HL Deb 11 May 1921 vol 45 cc290-2

My Lords, I understand that the noble Earl, the Foreign Secretary, has some statement to make relating to the acceptance which has been made by Germany of the terms arranged at the Allied Conference, and I trust therefore that he will be willing to make it.


My Lords, it is with pleasure that I inform the House that this morning the German Ambassador in London called upon the Prime Minister and handed to him, as the President of the last meeting of the Allied Conference which assembled in London only a week or two ago, the following statement on behalf of the new German Government which has now been formed, and that statement I will now read: —

" In accordance with instructions just received, I am commanded by my Government, in accordance with the decision of the Reichstag and with reference to the Resolution of the Allied Powers of the 5th of May, 1921, in the name of the new German Government to declare, as desired, the following:—

" The German Government are resolved—

  1. (1)To carry out, without reserve or condition, their obligations as defined by the Reparation Commission:
  2. (2)To accept and to carry out, without reserve or condition, the guarantees in respect of those obligations prescribed by the Reparation Commission:
  3. (3)To carry out, without reserve or delay, the measures of military, naval, and aerial disarmament, notified to the German Government by the Allied Powers in their Note of January 29, 1921, those overdue being completed at once and the remainder by the prescribed dates:
  4. (4)To carry out, without reserve or delay, the trial of the war criminals, and to execute the other unfulfilled portions of the Treaty referred to in the first paragraph of the Note of the Allied Governments of the 5th of May.
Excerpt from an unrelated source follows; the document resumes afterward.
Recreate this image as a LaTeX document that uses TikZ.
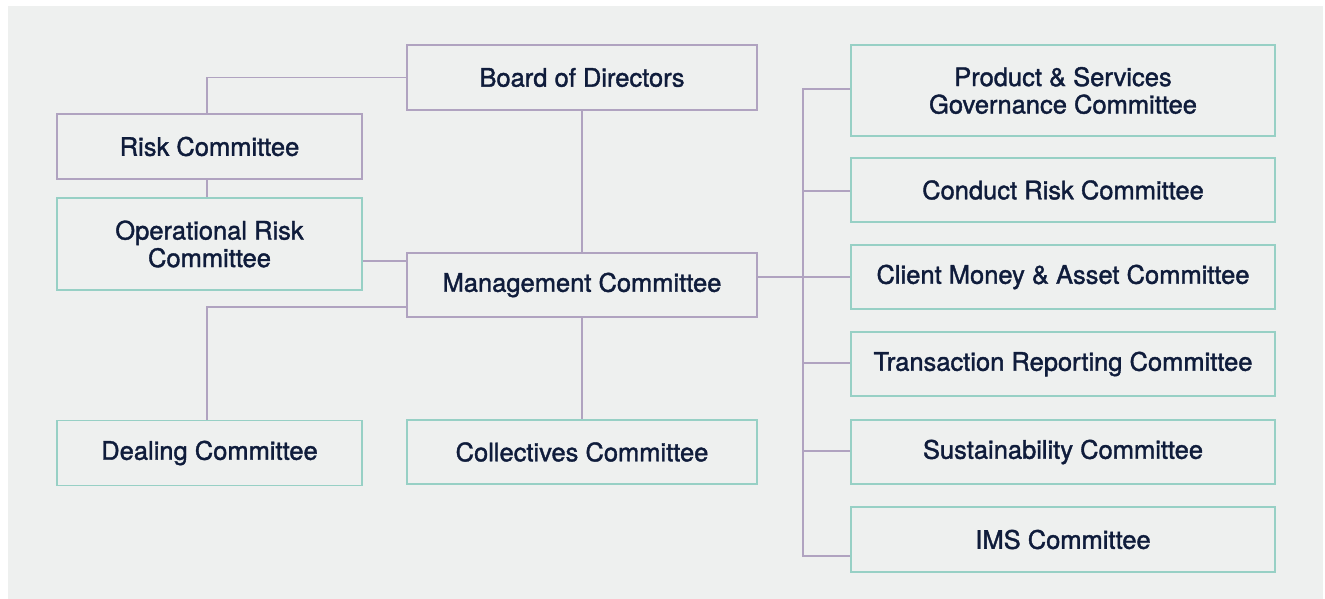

" I ask the Allied Powers to take note immediately of this Declaration."

Your Lordships will observe that this is a complete and unconditional acceptance of the terms of the Declaration, sometimes called the ultimatum, which was handed by our Prime Minister to the German Ambassador, as the result of the proceedings that took place in London ten days ago.

That Declaration I read out to the House at the time, and your Lordships will have it in your recollection, and will see that this is an absolute and unconditional acceptance of the precise terms of the Resolution which I then read out. We have taken steps at once to communicate this decision to the representatives of the Allied Powers who are in London, and to their Governments at the various capitals of Europe. The news, therefore, will be in everybody's possession, and, from my recollection of what was said in the debate, it is a result which your Lordships will have pleasure in hearing this afternoon.


Hear, hear.


I am sure that your Lordships and the country generally will hear with relief of the conclusion which has been reached by the absolutely unreserved acceptance by Germany of the terms that were agreed on at the last Conference in London and presented to Germany. It is unnecessary now to dwell on the relief which many of us feel in the fact that no further armed occupation of any part of Germany will occur. We developed, during the debate we had in the House, our strong sense of the misfortune to the whole of Europe which such a further occupation would be, and it is therefore an extreme-relief that it has been averted. In particular, as the noble Earl will recall from what I said on the last occasion, the absolute and unconditional agreement by Germany to proceed with the complete measure of disarmament which has been demanded is in the highest degree satisfactory. There is no part of the Treaty of Versailles regarding which it was more necessary that the obligation should be carried out to the full.

I note that, although the final acceptance by Germany of the terms has been so satisfactorily unconditional, it was not arrived at, as was perhaps natural, until after discussions and a difference of opinion in the Reichstag, and was finally carried by a moderate, although sufficient majority, of, I think, 46. It may be assumed, I hope, that that majority, being what it is, represents the settled determination of the German people to act up to the obligations which they have once more undertaken and reasserted, so that we trust there will be no further necessity for representations on the part of the Allies. The past cannot be wiped out, but, although it must be long before relations of amity in the full sense, still more of cordiality, can be arrived at between the two countries, I hope that the relations between ourselves and Germany in the future may be marked by complete correctness on both sides, and by a sentiment between the two countries not altogether unfriendly.